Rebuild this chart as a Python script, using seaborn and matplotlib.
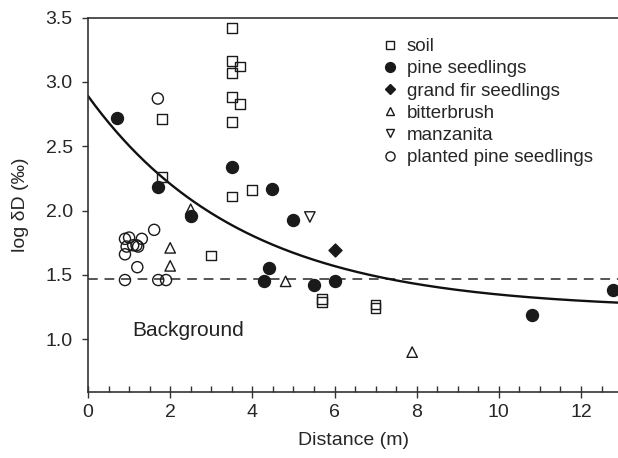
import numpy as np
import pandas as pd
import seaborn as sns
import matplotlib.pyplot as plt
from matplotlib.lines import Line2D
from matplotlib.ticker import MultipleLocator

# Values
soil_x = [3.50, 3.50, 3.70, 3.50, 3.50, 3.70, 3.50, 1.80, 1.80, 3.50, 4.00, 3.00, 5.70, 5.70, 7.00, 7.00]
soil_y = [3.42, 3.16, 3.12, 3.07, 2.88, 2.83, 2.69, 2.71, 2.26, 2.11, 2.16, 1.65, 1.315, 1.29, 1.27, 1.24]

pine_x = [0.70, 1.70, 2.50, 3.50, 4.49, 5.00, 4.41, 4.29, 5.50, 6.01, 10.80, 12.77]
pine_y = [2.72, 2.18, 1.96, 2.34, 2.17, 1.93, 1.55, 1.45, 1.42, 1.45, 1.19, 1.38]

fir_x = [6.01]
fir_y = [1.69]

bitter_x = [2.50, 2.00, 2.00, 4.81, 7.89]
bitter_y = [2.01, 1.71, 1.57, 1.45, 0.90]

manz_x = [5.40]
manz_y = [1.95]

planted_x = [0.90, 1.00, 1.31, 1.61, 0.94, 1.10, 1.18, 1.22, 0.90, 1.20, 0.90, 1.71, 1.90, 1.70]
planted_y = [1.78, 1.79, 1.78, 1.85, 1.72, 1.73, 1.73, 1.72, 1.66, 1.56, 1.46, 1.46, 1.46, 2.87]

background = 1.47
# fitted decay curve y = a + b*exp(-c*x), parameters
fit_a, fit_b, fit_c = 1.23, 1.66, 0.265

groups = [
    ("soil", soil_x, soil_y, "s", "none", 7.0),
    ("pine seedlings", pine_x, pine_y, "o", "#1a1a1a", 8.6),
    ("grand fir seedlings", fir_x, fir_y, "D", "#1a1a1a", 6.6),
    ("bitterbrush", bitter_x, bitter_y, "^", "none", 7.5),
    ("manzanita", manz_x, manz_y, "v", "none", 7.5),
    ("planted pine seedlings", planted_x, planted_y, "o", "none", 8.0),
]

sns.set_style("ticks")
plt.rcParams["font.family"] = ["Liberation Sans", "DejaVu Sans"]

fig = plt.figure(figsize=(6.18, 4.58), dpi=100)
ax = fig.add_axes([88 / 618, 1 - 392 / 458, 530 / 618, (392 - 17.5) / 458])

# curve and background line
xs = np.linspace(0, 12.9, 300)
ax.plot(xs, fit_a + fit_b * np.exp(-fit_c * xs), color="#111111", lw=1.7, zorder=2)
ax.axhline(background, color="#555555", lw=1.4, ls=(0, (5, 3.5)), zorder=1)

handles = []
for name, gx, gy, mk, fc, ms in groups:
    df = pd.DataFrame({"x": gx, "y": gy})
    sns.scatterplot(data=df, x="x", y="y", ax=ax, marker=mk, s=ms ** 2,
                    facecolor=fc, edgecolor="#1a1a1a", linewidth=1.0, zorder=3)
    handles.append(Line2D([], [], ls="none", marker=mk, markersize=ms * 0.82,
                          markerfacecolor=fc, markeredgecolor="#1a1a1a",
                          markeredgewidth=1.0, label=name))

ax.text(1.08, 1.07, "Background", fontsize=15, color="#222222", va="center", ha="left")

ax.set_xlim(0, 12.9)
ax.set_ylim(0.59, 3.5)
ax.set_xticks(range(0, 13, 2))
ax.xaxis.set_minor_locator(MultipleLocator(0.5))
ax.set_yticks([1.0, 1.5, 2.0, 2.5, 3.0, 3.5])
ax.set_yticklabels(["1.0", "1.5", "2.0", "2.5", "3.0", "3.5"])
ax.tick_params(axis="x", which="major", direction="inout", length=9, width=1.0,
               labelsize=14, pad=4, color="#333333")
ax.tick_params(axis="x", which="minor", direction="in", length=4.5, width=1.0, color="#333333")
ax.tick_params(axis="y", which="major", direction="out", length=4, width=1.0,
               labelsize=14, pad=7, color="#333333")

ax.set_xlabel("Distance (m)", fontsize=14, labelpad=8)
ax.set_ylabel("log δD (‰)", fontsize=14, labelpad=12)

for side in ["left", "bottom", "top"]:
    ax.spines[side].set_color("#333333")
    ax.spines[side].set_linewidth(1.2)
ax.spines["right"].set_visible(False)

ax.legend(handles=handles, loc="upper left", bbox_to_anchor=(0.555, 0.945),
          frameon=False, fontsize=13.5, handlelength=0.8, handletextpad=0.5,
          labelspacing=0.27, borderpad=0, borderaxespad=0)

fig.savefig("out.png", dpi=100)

· · · · · · ·

Your task is to return the lines above, from the first one up to and including the line containing "fit_a, fit_b, fit_c = 1.23, 1.66, 0.265", minus any pictures.

* **Answer to this task**
Rebuild this chart as a Python script, using seaborn and matplotlib.
import numpy as np
import pandas as pd
import seaborn as sns
import matplotlib.pyplot as plt
from matplotlib.lines import Line2D
from matplotlib.ticker import MultipleLocator

# Values
soil_x = [3.50, 3.50, 3.70, 3.50, 3.50, 3.70, 3.50, 1.80, 1.80, 3.50, 4.00, 3.00, 5.70, 5.70, 7.00, 7.00]
soil_y = [3.42, 3.16, 3.12, 3.07, 2.88, 2.83, 2.69, 2.71, 2.26, 2.11, 2.16, 1.65, 1.315, 1.29, 1.27, 1.24]

pine_x = [0.70, 1.70, 2.50, 3.50, 4.49, 5.00, 4.41, 4.29, 5.50, 6.01, 10.80, 12.77]
pine_y = [2.72, 2.18, 1.96, 2.34, 2.17, 1.93, 1.55, 1.45, 1.42, 1.45, 1.19, 1.38]

fir_x = [6.01]
fir_y = [1.69]

bitter_x = [2.50, 2.00, 2.00, 4.81, 7.89]
bitter_y = [2.01, 1.71, 1.57, 1.45, 0.90]

manz_x = [5.40]
manz_y = [1.95]

planted_x = [0.90, 1.00, 1.31, 1.61, 0.94, 1.10, 1.18, 1.22, 0.90, 1.20, 0.90, 1.71, 1.90, 1.70]
planted_y = [1.78, 1.79, 1.78, 1.85, 1.72, 1.73, 1.73, 1.72, 1.66, 1.56, 1.46, 1.46, 1.46, 2.87]

background = 1.47
# fitted decay curve y = a + b*exp(-c*x), parameters
fit_a, fit_b, fit_c = 1.23, 1.66, 0.265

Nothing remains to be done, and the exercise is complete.